Wednesday, December 30, 2009

smart materials

Architects who fail to run with the trend sparked by radical smart materials towards adaptive and kinetic buildings will be left behind, says a leading expert.

The use of materials that change their properties in reaction to heat, moisture or light will “revolutionise” architecture, German architect Axel Ritter said.

Buildings of the future will be able to change colour, size, shape and opacity in reaction to stimuli. Architects will be able to design buildings that change their geometry according to the weight of the people inside, he said.

“I’m currently working on a project with an expandable building structure using smart materials. I use a material that expands using water and I have created a large-scale activator … It leads to buildings that are reactive to rain water. Maybe, in the future, we could have buildings that expand or contract depending on rain or growing buildings that expand in one way depending on water. This could be combined with hydraulic or pneumatic components.”



the real benefit of smart materials is for sustainability. The materials take energy directly from the environment so they do not necessarily need to be on the grid. Smart materials are both the “sensor” and the “actor”, he said, so they also cut out the need for wires and tubes.

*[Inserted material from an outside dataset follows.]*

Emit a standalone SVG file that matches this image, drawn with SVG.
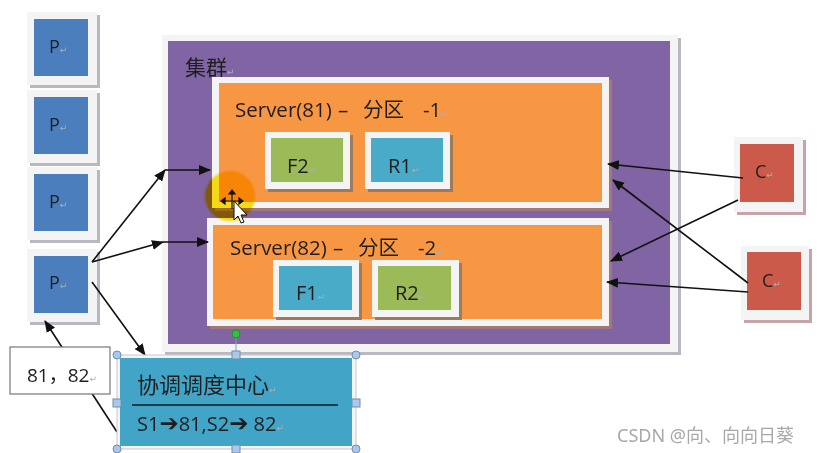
<svg xmlns="http://www.w3.org/2000/svg" width="823" height="453" viewBox="0 0 823 453">
<defs>
  <style>
    .frame{fill:#f4f4f4}
    .shadow{fill:#b9b7c2}
    .lbl{font-family:"Open Sans","Noto Sans","Noto Sans CJK SC",sans-serif;fill:#1e1e1e}
    .cjk{font-family:"Noto Sans CJK SC","Noto Sans",sans-serif;fill:#1e1e1e}
    .pm{font-family:"DejaVu Sans",sans-serif;fill:#b0b0b0;font-size:9px}
    .conn{stroke:#111;stroke-width:1.6;fill:none}
    .handle{fill:#a9c8ea;stroke:#6f8fb4;stroke-width:1}
    .harr{font-family:"DejaVu Sans",sans-serif;font-weight:bold;font-size:23px}
  </style>
  <marker id="ah" viewBox="0 0 12 10" refX="11" refY="5" markerWidth="12" markerHeight="10" markerUnits="userSpaceOnUse" orient="auto">
    <path d="M0,0 L12,5 L0,10 z" fill="#111"/>
  </marker>
  <radialGradient id="glow" cx="0.5" cy="0.5" r="0.5">
    <stop offset="0" stop-color="#ffe000"/>
    <stop offset="0.88" stop-color="#ffe000"/>
    <stop offset="1" stop-color="#fff080" stop-opacity="0"/>
  </radialGradient>
</defs>
<rect width="823" height="453" fill="#ffffff"/>

<!-- Producers -->
<g id="p1">
  <rect class="shadow" x="30" y="15" width="70" height="73"/>
  <rect class="frame" x="27" y="12" width="70" height="73"/>
  <rect x="34" y="19" width="54" height="57" fill="#4a7ebd"/>
  <text class="lbl" x="49" y="53" font-size="18">P<tspan class="pm">↵</tspan></text>
</g>
<g id="p2">
  <rect class="shadow" x="30" y="93" width="70" height="73"/>
  <rect class="frame" x="27" y="90" width="70" height="73"/>
  <rect x="34" y="97" width="54" height="57" fill="#4a7ebd"/>
  <text class="lbl" x="49" y="131" font-size="18">P<tspan class="pm">↵</tspan></text>
</g>
<g id="p3">
  <rect class="shadow" x="30" y="170" width="70" height="73"/>
  <rect class="frame" x="27" y="167" width="70" height="73"/>
  <rect x="34" y="174" width="54" height="57" fill="#4a7ebd"/>
  <text class="lbl" x="49" y="208" font-size="18">P<tspan class="pm">↵</tspan></text>
</g>
<g id="p4">
  <rect class="shadow" x="30" y="252" width="70" height="73"/>
  <rect class="frame" x="27" y="249" width="70" height="73"/>
  <rect x="34" y="256" width="54" height="57" fill="#4a7ebd"/>
  <text class="lbl" x="49" y="289" font-size="18">P<tspan class="pm">↵</tspan></text>
</g>

<!-- Cluster -->
<g id="cluster">
  <rect class="shadow" x="165" y="38" width="516" height="317"/>
  <rect class="frame" x="162" y="35" width="516" height="317"/>
  <rect x="168" y="41" width="502" height="303" fill="#8064a4"/>
  <text class="cjk" x="185" y="75" font-size="21">集群<tspan class="pm">↵</tspan></text>
</g>

<g id="server81">
  <rect x="215" y="80" width="397" height="131" fill="#a0787a"/>
  <rect class="frame" x="212" y="77" width="397" height="131"/>
  <rect x="219" y="83" width="383" height="119" fill="#f79744"/>
  <text class="lbl" x="235" y="117" font-size="20.5">Server(81)<tspan x="338">–</tspan><tspan class="cjk" x="363">分区</tspan><tspan x="423">-1</tspan><tspan class="pm" x="440">↵</tspan></text>
</g>
<g id="f2">
  <rect x="268" y="135" width="85" height="57" fill="#9c7c5c"/>
  <rect class="frame" x="265" y="132" width="85" height="57"/>
  <rect x="271" y="138" width="72" height="44" fill="#9bbb59"/>
  <text class="lbl" x="287" y="173" font-size="20">F2<tspan class="pm">↵</tspan></text>
</g>
<g id="r1">
  <rect x="368" y="135" width="85" height="57" fill="#9c7c5c"/>
  <rect class="frame" x="365" y="132" width="85" height="57"/>
  <rect x="371" y="138" width="72" height="44" fill="#4aabc9"/>
  <text class="lbl" x="388" y="173" font-size="20">R1<tspan class="pm">↵</tspan></text>
</g>

<g id="server82">
  <rect x="210" y="221" width="402" height="108" fill="#a0787a"/>
  <rect class="frame" x="207" y="218" width="402" height="108"/>
  <rect x="213" y="225" width="389" height="94" fill="#f79744"/>
  <text class="lbl" x="230" y="255" font-size="20.5">Server(82)<tspan x="333">–</tspan><tspan class="cjk" x="358">分区</tspan><tspan x="418">-2</tspan><tspan class="pm" x="435">↵</tspan></text>
</g>
<g id="f1">
  <rect x="276" y="263" width="86" height="57" fill="#9c7c5c"/>
  <rect class="frame" x="273" y="260" width="86" height="57"/>
  <rect x="279" y="266" width="73" height="44" fill="#4aabc9"/>
  <text class="lbl" x="296" y="300" font-size="20">F1<tspan class="pm">↵</tspan></text>
</g>
<g id="r2">
  <rect x="375" y="263" width="87" height="57" fill="#9c7c5c"/>
  <rect class="frame" x="372" y="260" width="87" height="57"/>
  <rect x="378" y="266" width="73" height="44" fill="#9bbb59"/>
  <text class="lbl" x="395" y="300" font-size="20">R2<tspan class="pm">↵</tspan></text>
</g>

<!-- Consumers -->
<g id="c1">
  <rect x="737" y="140" width="69" height="75" fill="#c7a2a6"/>
  <rect class="frame" x="734" y="137" width="69" height="75"/>
  <rect x="740" y="144" width="54" height="58" fill="#cc5a4b"/>
  <text class="lbl" x="755" y="178" font-size="18">C<tspan class="pm">↵</tspan></text>
</g>
<g id="c2">
  <rect x="744" y="249" width="68" height="74" fill="#c7a2a6"/>
  <rect class="frame" x="741" y="246" width="68" height="74"/>
  <rect x="747" y="252" width="54" height="58" fill="#cc5a4b"/>
  <text class="lbl" x="762" y="287" font-size="18">C<tspan class="pm">↵</tspan></text>
</g>

<!-- Connectors -->
<g id="connectors">
  <line class="conn" x1="92" y1="262" x2="165" y2="170" marker-end="url(#ah)"/>
  <line class="conn" x1="165" y1="170" x2="210" y2="170" marker-end="url(#ah)"/>
  <line class="conn" x1="92" y1="262" x2="163" y2="242" marker-end="url(#ah)"/>
  <line class="conn" x1="163" y1="242" x2="208" y2="242" marker-end="url(#ah)"/>
  <line class="conn" x1="92" y1="282" x2="145" y2="355" marker-end="url(#ah)"/>
  <line class="conn" x1="117" y1="432" x2="45" y2="321" marker-end="url(#ah)"/>
  <line class="conn" x1="743" y1="178" x2="608" y2="164" marker-end="url(#ah)"/>
  <line class="conn" x1="738" y1="200" x2="611" y2="261" marker-end="url(#ah)"/>
  <line class="conn" x1="748" y1="283" x2="613" y2="180" marker-end="url(#ah)"/>
  <line class="conn" x1="748" y1="292" x2="607" y2="282" marker-end="url(#ah)"/>
</g>

<!-- Label box on the feedback connector -->
<g id="addr">
  <rect x="10" y="347" width="100" height="47" fill="#ffffff" stroke="#777" stroke-width="1.2"/>
  <text class="lbl" x="27" y="382" font-size="19">81，82<tspan class="pm">↵</tspan></text>
</g>

<!-- Coordination center (selected shape) -->
<g id="coord">
  <line x1="236" y1="334" x2="236" y2="355" stroke="#7f9fc4" stroke-width="1"/>
  <circle cx="236" cy="334" r="4" fill="#2fc23a" stroke="#1b8a22" stroke-width="0.8"/>
  <rect x="117" y="355" width="239" height="94" fill="#f4f4f4" stroke="#c9c9c9" stroke-width="1"/>
  <rect x="120" y="358" width="232" height="88" fill="#42a5c8"/>
  <text class="cjk" x="137" y="393" font-size="22">协调调度中心<tspan class="pm">↵</tspan></text>
  <line x1="132" y1="405" x2="338" y2="405" stroke="#1d3b4a" stroke-width="2"/>
  <text class="lbl" x="137" y="431" font-size="20">S1<tspan class="harr">➔</tspan>81,S2<tspan class="harr">➔</tspan> 82<tspan class="pm">↵</tspan></text>
  <circle class="handle" cx="117" cy="355" r="4"/>
  <circle class="handle" cx="356" cy="355" r="4"/>
  <circle class="handle" cx="117" cy="449" r="4"/>
  <circle class="handle" cx="356" cy="449" r="4"/>
  <rect class="handle" x="232" y="351" width="8" height="8"/>
  <rect class="handle" x="232" y="445" width="8" height="8"/>
  <rect class="handle" x="113" y="399" width="8" height="8"/>
  <rect class="handle" x="352" y="399" width="8" height="8"/>
</g>

<!-- Cursor highlight (screen recording) -->
<circle cx="230" cy="196" r="27" fill="url(#glow)" opacity="0.9" style="mix-blend-mode:multiply"/>
<g stroke="#111" stroke-width="1.2" fill="#111">
  <path d="M224,201 L240,201 M232,193 L232,209" fill="none"/>
  <path d="M221,201 L225,198 L225,204 z"/>
  <path d="M243,201 L239,198 L239,204 z"/>
  <path d="M232,190 L229,194 L235,194 z"/>
</g>
<path d="M234,201 L234,220 L238,216 L241,223 L244,222 L241,215 L247,215 z" fill="#ffffff" stroke="#111" stroke-width="1"/>

<text x="617" y="442" font-family="Noto Sans, Noto Sans CJK SC, sans-serif" font-size="18" fill="#a8a8a8">CSDN @向、向向日葵</text>
</svg>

Using thermal bimetals can allow architects to experiment with shape-changing buildings, Ritter said. Thermal bimetals include a combination of materials with different expansion coefficients that  can cause a change in. Under changing temperatures this can lead one side of a compound to bend more than the other side, potentially creating an entirely different shape, he said. 

“The bending is temperature dependent. You can use this as a positioning element or directly to create other shapes or transformations.”